Your task is to copy the listing exactly. Drop any pictures from the copy.
• • • • •
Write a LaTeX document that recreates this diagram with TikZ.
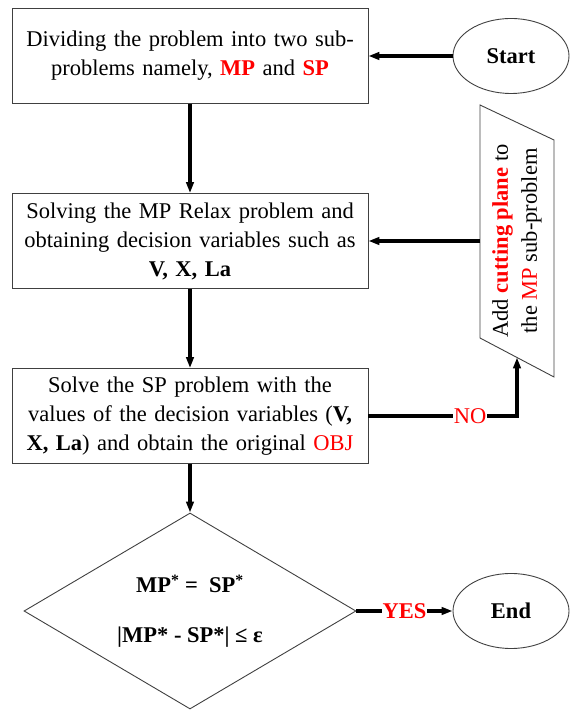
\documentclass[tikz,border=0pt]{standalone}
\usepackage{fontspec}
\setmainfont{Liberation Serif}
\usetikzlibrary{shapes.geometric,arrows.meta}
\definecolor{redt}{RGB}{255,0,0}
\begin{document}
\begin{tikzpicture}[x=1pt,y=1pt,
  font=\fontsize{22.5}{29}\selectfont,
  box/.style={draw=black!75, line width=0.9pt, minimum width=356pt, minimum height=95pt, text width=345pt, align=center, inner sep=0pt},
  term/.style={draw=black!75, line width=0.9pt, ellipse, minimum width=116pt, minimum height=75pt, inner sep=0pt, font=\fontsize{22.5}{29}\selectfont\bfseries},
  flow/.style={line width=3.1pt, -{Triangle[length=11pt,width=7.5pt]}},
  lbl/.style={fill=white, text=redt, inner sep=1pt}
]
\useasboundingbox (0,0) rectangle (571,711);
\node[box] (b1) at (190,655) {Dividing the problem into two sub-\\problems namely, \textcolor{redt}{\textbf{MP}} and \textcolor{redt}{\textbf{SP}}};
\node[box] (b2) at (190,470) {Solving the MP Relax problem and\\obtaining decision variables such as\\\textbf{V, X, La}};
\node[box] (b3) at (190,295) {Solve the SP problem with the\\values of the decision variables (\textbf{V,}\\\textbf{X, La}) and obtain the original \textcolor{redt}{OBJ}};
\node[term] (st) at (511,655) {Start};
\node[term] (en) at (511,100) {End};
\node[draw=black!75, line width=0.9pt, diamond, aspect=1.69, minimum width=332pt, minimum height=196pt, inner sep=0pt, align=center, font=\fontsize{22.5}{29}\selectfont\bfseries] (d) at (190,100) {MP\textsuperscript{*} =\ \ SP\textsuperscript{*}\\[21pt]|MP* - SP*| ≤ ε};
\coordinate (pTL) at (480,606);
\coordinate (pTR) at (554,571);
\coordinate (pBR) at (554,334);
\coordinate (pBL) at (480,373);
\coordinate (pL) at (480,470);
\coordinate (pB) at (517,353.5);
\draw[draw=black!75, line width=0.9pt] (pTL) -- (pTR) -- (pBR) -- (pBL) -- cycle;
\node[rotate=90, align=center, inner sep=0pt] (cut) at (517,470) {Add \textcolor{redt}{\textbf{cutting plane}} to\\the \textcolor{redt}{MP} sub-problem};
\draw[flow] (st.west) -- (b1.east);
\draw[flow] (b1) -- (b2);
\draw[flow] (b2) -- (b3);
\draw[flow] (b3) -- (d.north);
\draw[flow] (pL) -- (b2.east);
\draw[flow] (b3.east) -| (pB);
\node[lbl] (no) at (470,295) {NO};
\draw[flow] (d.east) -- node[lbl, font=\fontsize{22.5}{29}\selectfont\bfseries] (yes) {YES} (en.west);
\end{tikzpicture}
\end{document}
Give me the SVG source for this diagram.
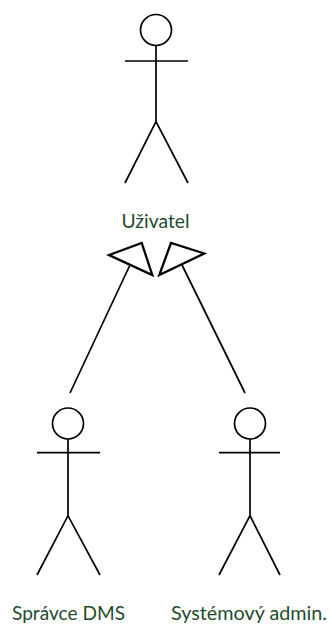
• • • • •
Response to the exercise:
Write a LaTeX document that recreates this diagram with TikZ.
\documentclass[tikz,border=0pt]{standalone}
\usepackage{fontspec}
\setmainfont{Liberation Serif}
\usetikzlibrary{shapes.geometric,arrows.meta}
\definecolor{redt}{RGB}{255,0,0}
\begin{document}
\begin{tikzpicture}[x=1pt,y=1pt,
  font=\fontsize{22.5}{29}\selectfont,
  box/.style={draw=black!75, line width=0.9pt, minimum width=356pt, minimum height=95pt, text width=345pt, align=center, inner sep=0pt},
  term/.style={draw=black!75, line width=0.9pt, ellipse, minimum width=116pt, minimum height=75pt, inner sep=0pt, font=\fontsize{22.5}{29}\selectfont\bfseries},
  flow/.style={line width=3.1pt, -{Triangle[length=11pt,width=7.5pt]}},
  lbl/.style={fill=white, text=redt, inner sep=1pt}
]
\useasboundingbox (0,0) rectangle (571,711);
\node[box] (b1) at (190,655) {Dividing the problem into two sub-\\problems namely, \textcolor{redt}{\textbf{MP}} and \textcolor{redt}{\textbf{SP}}};
\node[box] (b2) at (190,470) {Solving the MP Relax problem and\\obtaining decision variables such as\\\textbf{V, X, La}};
\node[box] (b3) at (190,295) {Solve the SP problem with the\\values of the decision variables (\textbf{V,}\\\textbf{X, La}) and obtain the original \textcolor{redt}{OBJ}};
\node[term] (st) at (511,655) {Start};
\node[term] (en) at (511,100) {End};
\node[draw=black!75, line width=0.9pt, diamond, aspect=1.69, minimum width=332pt, minimum height=196pt, inner sep=0pt, align=center, font=\fontsize{22.5}{29}\selectfont\bfseries] (d) at (190,100) {MP\textsuperscript{*} =\ \ SP\textsuperscript{*}\\[21pt]|MP* - SP*| ≤ ε};
\coordinate (pTL) at (480,606);
\coordinate (pTR) at (554,571);
\coordinate (pBR) at (554,334);
\coordinate (pBL) at (480,373);
\coordinate (pL) at (480,470);
\coordinate (pB) at (517,353.5);
\draw[draw=black!75, line width=0.9pt] (pTL) -- (pTR) -- (pBR) -- (pBL) -- cycle;
\node[rotate=90, align=center, inner sep=0pt] (cut) at (517,470) {Add \textcolor{redt}{\textbf{cutting plane}} to\\the \textcolor{redt}{MP} sub-problem};
\draw[flow] (st.west) -- (b1.east);
\draw[flow] (b1) -- (b2);
\draw[flow] (b2) -- (b3);
\draw[flow] (b3) -- (d.north);
\draw[flow] (pL) -- (b2.east);
\draw[flow] (b3.east) -| (pB);
\node[lbl] (no) at (470,295) {NO};
\draw[flow] (d.east) -- node[lbl, font=\fontsize{22.5}{29}\selectfont\bfseries] (yes) {YES} (en.west);
\end{tikzpicture}
\end{document}
Give me the SVG source for this diagram.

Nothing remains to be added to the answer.